Выбрать главу

Здесь уместно включить в мозаику «Галактики Гутенберга» книгу Карла Поланьи «Великая трансформация», посвященную «политическим и экономическим истокам нашего времени». Поланьи поэтапно исследует процесс, в ходе которого ньютоновская механика трансформировала общество на протяжении восемнадцатого и девятнадцатого веков, но который при этом натолкнулся на обратную динамику. Анализ Поланьи того, как до начала восемнадцатого века «экономическая система была поглощена социальной системой», обнаруживает точную параллель в литературной и художественной ситуации того времени. Именно таким образом обстояло дело до прихода Драйдена, Поупа и Свифта, которым суждено было открыть великую трансформацию. Поланьи показывает (р.68), как уже знакомый нам гутенберговский принцип практической результативности и пользы утверждает себя посредством разделения форм и функций:

Как правило, экономическая система составляла часть социальной системы, и каким бы ни был принцип организации экономики, он легко уживался с рыночной моделью. Принцип бартера, или обмена, лежащий в основе этой модели, не обнаруживал тенденции к экспансии за счет других элементов экономики. Там, где рынки достигли наивысшего развития, как при системе меркантилизма, они процветали под контролем централизованной власти, которая способствовала автаркии как сельскохозяйственных единиц, так и в масштабах страны. Регулирование и рынки фактически развивались рука об руку. Рынок как саморегулирующаяся система был неизвестен; возникновение идеи саморегуляции как таковой стало радикальным поворотом в развитии.

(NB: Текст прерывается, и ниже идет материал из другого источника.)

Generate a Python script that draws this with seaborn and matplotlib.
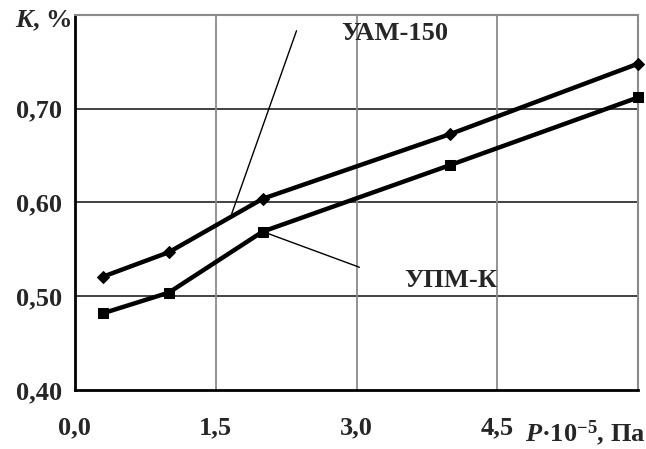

Принцип саморегуляции был эхом ньютоновской механики, откуда он быстро распространился на все социальные сферы. Это тот самый принцип, который Поуп выразил иронической формулой: «Все, что есть, — правильно», а Свифт высмеял как «механическую работу Духа». Его исток — в чисто визуальном образе непрерывной цепи Бытия или в визуальной полноте блага как «лучшего из всех возможных миров». И поскольку линейная непрерывность имеет чисто визуальные предпосылки, этот принцип невмешательства в естественный ход вещей приходится признать парадоксальным, итогом прикладного знания.

На протяжении шестнадцатого и семнадцатого веков процесс трансформации ремесел в направлении их механизации в силу приложения визуального метода происходил медленно. Это было связано с максимальной интерференцией с существующими невизуальными мирами. К восемнадцатому веку процесс развития прикладного знания настолько ускорился, что стал восприниматься как естественный процесс, который не следует пытаться остановить во избежание большего зла: «всякое относительное зло в абсолютном смысле есть благо». Поланьи так характеризует (р.69) эту автоматизацию сознания:

Из этого вытекает ряд принципиальных допущений относительно государства и его политики. Ничто не должно препятствовать формированию рынков, а всякий доход должен иметь своим источником торговлю. Ни в коем случае не следует вмешиваться в процесс ценообразования и пытаться приспособить цены к меняющимся рыночным условиям, будь то цены на товары, труд, землю или деньги. Поэтому должны существовать рынки для всех элементов производства, и при этом недопустимо никакое политическое вмешательство в действие этих рынков. Ни цена, ни спрос, ни предложение не подлежат закреплению или регулированию. Допустимы лишь такие политические меры, которые способствуют саморегуляции рынка путем создания условий, ведущих к превращению рынка в единственную организующую силу экономической сферы.

Принципиальные допущения, скрытые в книгопечатном сегментировании чувственности и в прикладном знании и выразившиеся во фрагментации ремесел и специализации социальных задач, усваивались по мере того, как книгопечатание расширяло свои рынки. Эти же предпосылки послужили почвой формирования ньютоновского пространства и времени и ньютоновской механики. Поэтому литература, промышленность и экономика легко освоились в рамках ньютоновской сферы. Те же, кто подвергал сомнению эти допущения, оказывались в оппозиции к фактам науки. Однако теперь, когда Ньютон перестал быть олицетворением сущности науки, мы можем с легким сердцем и ясной головой задуматься над дилеммой саморегулируемой экономики и гедонистического расчета. Но человек восемнадцатого века был заключен в замкнутой визуальной системе, принцип действия которой был ему непонятен. Поэтому он просто, как робот, жил и действовал, подчиняясь императивам новой формы видения.